As European ministers urge Western Balkan states to meet strict conditions laid down on the long road to European Union membership, it is easy to forget the benefits and opportunities that new states and their cultures can bring to people on both sides.
The last states to join the EU in 2007 faced a bumpy start and even open prejudice. As Western Balkan states progress along the path to candidacy and membership, recent history should tell us that a more informed approach could smooth out bumps in the roadmap.
Of candidate countries being considered for potential membership, some are more advanced in their progress, with most requiring further effort, such as improvements to their legal and constitutional framework. Bosnia and Herzegovina is frontline, with major work needed on internal issues, while Kosovo faces its own problems.
Candidate country Croatia has spent so much (including EU money) on bringing its infrastructure up to scratch, it can already feel like Europe, while Montenegro has been granted EU candidate status and should start accession talk later this year, if it can address corruption and organised crime. Macedonia is doing well to make the grade, despite carrying the burden of a dispute with Greece over the validity of its name.
Of course, EU conditions for candidacy are valid and well considered. They include basic rules about a stable police and justice system, adherence to the European Court of Human Rights and standards of tolerance and opportunity for all. But while politicians batten down the details and put systems in place there is more that Europeans themselves can do to play their part in this process.
Integration is a two-way road. While talk is of how a country must prepare to EU standards, what can be missed is how these cultures and people can augment the overall makeup of the EU.
Plumbing the rich depths of Balkan culture reveals a wealth of literature, philosophy and invention. Nobel Prize winning writers, world renowned inventers and great thinkers have come from this region, nourishing a legacy of resilient people with deep hearts, solid values and a determination. We should see it as a strength of the EU that we might share in this cultural richness.
At the heart of the region, Serbia has often received a great deal of attention due to its turbulent history and recent cases of discrimination and alleged corruption. That tide is turning. Serbia has submitted its response to the EU questionnaire and positive consultations are progressing, buoyed by a new enthusiasm from Serbia’s political and business leaders to confront and reconcile their own demons.
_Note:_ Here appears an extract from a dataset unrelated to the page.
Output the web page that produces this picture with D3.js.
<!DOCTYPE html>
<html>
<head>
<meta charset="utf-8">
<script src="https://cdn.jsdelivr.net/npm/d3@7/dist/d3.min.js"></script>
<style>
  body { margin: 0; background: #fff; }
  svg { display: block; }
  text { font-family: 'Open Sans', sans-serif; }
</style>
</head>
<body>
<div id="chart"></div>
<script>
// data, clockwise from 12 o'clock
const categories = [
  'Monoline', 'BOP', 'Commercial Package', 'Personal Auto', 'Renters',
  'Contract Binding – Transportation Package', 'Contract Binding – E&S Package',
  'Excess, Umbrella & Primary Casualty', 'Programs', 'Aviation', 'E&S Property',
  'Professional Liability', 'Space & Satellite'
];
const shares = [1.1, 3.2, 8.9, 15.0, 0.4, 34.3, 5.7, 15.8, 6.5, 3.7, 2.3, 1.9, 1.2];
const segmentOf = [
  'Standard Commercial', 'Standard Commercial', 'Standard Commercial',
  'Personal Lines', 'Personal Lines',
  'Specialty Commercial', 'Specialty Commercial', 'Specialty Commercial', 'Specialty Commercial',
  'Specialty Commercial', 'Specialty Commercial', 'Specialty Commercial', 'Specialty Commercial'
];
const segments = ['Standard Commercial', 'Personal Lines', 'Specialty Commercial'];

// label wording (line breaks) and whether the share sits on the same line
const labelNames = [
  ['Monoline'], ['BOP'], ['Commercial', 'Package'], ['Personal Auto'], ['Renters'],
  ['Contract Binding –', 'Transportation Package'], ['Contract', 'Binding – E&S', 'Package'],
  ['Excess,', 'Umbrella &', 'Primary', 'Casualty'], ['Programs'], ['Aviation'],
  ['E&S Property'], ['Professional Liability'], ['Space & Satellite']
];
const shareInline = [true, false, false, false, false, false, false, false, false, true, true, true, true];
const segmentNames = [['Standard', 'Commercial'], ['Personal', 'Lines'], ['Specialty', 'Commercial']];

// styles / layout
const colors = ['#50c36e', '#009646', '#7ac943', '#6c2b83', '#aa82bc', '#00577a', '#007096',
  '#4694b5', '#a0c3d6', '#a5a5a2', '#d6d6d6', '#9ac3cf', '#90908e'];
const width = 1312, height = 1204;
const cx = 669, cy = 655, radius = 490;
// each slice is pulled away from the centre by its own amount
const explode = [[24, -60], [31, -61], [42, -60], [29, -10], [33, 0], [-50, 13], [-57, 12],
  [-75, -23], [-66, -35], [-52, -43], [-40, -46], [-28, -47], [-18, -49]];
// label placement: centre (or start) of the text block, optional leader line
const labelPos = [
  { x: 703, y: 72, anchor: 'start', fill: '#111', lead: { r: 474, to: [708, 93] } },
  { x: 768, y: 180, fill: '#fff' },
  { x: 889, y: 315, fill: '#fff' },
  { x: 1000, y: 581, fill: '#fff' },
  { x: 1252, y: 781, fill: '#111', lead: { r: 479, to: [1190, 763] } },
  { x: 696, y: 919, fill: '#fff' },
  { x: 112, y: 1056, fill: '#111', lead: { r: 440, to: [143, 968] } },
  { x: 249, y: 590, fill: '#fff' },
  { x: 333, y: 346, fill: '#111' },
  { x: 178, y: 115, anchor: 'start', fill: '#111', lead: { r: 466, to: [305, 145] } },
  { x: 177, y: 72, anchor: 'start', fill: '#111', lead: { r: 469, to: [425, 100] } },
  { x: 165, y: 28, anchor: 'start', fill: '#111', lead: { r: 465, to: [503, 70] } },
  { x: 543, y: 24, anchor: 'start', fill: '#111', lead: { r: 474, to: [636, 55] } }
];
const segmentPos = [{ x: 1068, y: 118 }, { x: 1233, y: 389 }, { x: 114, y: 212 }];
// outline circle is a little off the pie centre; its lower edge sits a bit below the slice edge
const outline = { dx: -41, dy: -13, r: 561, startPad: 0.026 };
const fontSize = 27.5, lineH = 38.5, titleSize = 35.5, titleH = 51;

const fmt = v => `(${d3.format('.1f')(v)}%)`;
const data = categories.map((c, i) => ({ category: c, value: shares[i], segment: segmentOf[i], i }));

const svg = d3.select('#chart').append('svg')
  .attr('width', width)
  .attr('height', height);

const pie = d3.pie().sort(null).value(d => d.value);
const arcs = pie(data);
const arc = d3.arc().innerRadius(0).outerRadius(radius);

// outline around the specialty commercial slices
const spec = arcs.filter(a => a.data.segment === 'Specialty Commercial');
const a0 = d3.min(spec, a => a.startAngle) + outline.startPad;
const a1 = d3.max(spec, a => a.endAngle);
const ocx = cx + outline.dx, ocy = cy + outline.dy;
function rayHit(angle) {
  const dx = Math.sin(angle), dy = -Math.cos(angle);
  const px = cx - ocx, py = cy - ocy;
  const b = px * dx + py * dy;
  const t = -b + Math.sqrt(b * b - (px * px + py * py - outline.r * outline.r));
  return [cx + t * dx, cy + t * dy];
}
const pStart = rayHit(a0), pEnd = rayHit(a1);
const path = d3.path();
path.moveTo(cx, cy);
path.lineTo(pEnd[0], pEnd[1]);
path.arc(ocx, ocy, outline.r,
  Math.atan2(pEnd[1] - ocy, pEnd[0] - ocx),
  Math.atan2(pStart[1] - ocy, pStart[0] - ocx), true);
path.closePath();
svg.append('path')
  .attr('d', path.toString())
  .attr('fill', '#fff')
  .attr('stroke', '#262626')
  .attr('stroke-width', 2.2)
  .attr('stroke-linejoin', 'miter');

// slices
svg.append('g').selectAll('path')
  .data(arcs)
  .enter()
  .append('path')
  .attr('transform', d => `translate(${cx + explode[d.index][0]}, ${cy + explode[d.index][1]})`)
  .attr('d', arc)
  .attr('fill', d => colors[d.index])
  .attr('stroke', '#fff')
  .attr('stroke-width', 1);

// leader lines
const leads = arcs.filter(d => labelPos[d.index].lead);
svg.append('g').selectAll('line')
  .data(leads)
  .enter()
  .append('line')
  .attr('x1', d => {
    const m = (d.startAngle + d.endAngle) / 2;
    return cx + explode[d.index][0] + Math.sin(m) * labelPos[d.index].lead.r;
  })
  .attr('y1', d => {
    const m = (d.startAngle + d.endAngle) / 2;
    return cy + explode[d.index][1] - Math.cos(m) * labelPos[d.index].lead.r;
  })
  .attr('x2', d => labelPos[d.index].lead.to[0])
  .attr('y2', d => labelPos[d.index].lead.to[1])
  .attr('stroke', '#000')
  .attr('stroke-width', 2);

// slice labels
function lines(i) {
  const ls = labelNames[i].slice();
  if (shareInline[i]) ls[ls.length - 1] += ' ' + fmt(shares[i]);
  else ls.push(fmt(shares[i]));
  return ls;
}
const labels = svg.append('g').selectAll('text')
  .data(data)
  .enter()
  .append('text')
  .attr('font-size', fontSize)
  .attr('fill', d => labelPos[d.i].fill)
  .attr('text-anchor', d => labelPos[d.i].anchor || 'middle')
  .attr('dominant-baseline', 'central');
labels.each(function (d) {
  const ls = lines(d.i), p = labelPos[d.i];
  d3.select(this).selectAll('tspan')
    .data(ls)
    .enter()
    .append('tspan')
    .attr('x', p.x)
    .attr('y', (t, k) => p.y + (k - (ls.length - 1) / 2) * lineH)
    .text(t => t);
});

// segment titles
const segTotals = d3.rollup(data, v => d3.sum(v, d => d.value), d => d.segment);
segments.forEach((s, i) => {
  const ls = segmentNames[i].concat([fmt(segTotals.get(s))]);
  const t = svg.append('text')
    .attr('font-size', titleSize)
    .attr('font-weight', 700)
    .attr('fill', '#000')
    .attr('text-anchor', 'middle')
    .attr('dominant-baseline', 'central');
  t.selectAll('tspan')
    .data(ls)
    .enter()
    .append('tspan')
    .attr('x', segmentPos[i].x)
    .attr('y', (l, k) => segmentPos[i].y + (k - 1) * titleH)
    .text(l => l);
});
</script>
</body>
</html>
European member states have been urged by the EU President to ratify the Stabilisation and Association Agreement ‘in the shortest possible time’.
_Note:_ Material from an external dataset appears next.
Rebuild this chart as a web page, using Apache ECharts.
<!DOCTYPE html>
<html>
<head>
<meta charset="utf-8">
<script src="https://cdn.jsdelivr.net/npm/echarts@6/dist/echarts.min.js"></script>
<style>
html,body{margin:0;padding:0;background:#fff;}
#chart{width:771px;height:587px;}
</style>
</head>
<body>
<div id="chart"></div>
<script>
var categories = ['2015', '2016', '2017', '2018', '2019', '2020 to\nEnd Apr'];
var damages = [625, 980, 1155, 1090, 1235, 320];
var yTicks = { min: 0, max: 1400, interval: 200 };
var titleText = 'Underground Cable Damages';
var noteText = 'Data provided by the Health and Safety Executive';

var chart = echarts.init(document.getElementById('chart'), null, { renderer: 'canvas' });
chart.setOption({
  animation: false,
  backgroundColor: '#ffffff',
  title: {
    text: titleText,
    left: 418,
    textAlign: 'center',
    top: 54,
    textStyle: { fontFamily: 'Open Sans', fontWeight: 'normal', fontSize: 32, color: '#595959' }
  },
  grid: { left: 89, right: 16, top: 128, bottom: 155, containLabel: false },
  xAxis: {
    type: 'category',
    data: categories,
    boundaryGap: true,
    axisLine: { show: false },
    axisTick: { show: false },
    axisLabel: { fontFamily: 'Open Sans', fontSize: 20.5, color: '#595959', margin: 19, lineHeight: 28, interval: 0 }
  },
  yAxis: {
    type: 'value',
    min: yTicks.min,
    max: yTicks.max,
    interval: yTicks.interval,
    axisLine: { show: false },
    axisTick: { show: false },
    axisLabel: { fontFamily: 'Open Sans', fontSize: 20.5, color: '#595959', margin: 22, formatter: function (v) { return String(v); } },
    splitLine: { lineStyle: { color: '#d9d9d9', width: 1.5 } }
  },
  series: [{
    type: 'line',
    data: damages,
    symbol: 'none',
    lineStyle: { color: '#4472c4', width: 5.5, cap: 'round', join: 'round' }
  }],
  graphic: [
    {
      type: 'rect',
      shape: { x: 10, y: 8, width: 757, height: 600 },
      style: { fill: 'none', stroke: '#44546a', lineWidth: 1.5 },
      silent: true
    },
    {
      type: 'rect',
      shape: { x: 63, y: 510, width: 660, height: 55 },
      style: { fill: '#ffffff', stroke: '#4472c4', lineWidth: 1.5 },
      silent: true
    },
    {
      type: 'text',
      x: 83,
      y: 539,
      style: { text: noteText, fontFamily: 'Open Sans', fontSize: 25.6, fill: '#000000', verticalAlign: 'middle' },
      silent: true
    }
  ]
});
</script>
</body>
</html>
Tourism potential in Serbia is still under-exploited but improved business regulations, Serbia’s very low corporation tax and favourable costs have attracted international businesses to set up offices and create much-needed jobs.
Serbia’s young internet savvy workforce (Summer 2010 figures showed an impressive 55.9% overall internet penetration, with 30.5% using Facebook) and a burgeoning creative sector are fuelling the development of Belgrade as a regional hub for business, with global PR and advertising giants swooping in on the capital.
Relaxed visa restrictions have also allowed more people to travel freely within Europe, creating an appetite for travel and discovery that they take home and invest in their own lives.
But Serbia is still an economically diverse country, with the triumvirate of Belgrade, Nis and Novi Sad presiding over the majority of scattered small towns and villages where manufacturing and industry are primed for the support that could come as part of the EU.
So, when discussions in pubs and homes turn to talk of EU expansion and the problems we might foresee, please stop and think. We should think of the opportunities of partnering with new nations, consider the cultures that will be opened to us, and remember the people we will be welcoming. Genuine integration requires more than one party.
To paraphrase John F Kennedy: Ask not what these countries can do for you – Ask what you can do for these countries.